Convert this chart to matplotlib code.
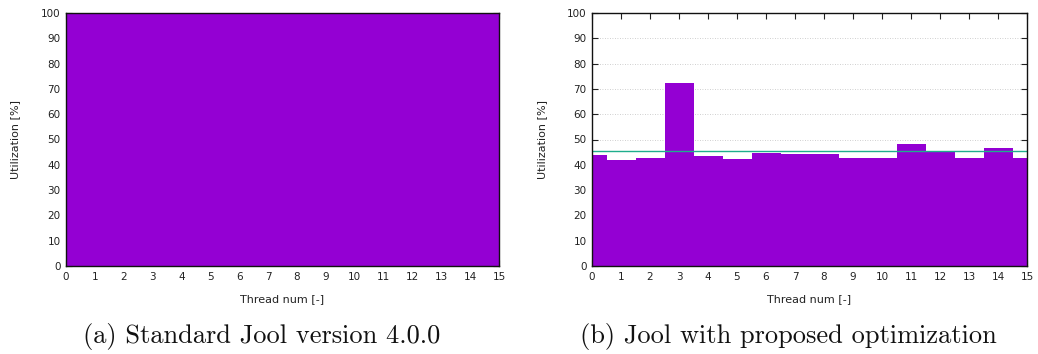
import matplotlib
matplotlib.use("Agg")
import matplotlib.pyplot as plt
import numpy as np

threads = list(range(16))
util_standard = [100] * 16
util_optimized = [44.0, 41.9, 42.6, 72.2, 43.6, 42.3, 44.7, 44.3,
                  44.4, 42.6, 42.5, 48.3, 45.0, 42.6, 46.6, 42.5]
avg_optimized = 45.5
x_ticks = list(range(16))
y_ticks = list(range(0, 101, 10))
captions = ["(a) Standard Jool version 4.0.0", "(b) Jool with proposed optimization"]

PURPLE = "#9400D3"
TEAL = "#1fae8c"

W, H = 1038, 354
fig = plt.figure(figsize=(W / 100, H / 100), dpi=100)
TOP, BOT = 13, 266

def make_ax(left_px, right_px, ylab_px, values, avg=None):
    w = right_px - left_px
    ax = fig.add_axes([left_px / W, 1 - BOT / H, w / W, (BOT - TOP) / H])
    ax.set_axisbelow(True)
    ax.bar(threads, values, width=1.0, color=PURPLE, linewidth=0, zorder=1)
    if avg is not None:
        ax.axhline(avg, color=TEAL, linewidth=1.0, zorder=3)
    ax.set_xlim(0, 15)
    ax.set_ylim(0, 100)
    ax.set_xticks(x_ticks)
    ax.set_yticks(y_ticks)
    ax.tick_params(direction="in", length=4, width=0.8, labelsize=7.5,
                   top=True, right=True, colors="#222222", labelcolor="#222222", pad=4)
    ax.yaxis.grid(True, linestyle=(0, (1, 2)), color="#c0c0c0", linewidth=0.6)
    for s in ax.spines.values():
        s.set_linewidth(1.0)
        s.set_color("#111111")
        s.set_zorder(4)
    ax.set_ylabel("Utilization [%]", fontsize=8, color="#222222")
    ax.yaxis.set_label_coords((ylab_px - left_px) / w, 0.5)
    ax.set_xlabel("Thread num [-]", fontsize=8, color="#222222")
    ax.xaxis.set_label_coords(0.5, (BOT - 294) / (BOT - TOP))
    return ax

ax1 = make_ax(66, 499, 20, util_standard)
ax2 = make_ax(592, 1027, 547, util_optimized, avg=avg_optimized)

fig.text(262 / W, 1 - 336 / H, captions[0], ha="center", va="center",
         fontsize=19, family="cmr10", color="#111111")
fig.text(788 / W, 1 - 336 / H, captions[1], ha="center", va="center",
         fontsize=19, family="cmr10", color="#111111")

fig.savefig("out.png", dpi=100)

○ ○ ○ ○ ○

● **STATED GOAL**
Everything from the top line of the data down to and including the line with "import numpy as np" is to be copied, except the pictures.

● **WRITTEN SOLUTION**
Convert this chart to matplotlib code.
import matplotlib
matplotlib.use("Agg")
import matplotlib.pyplot as plt
import numpy as np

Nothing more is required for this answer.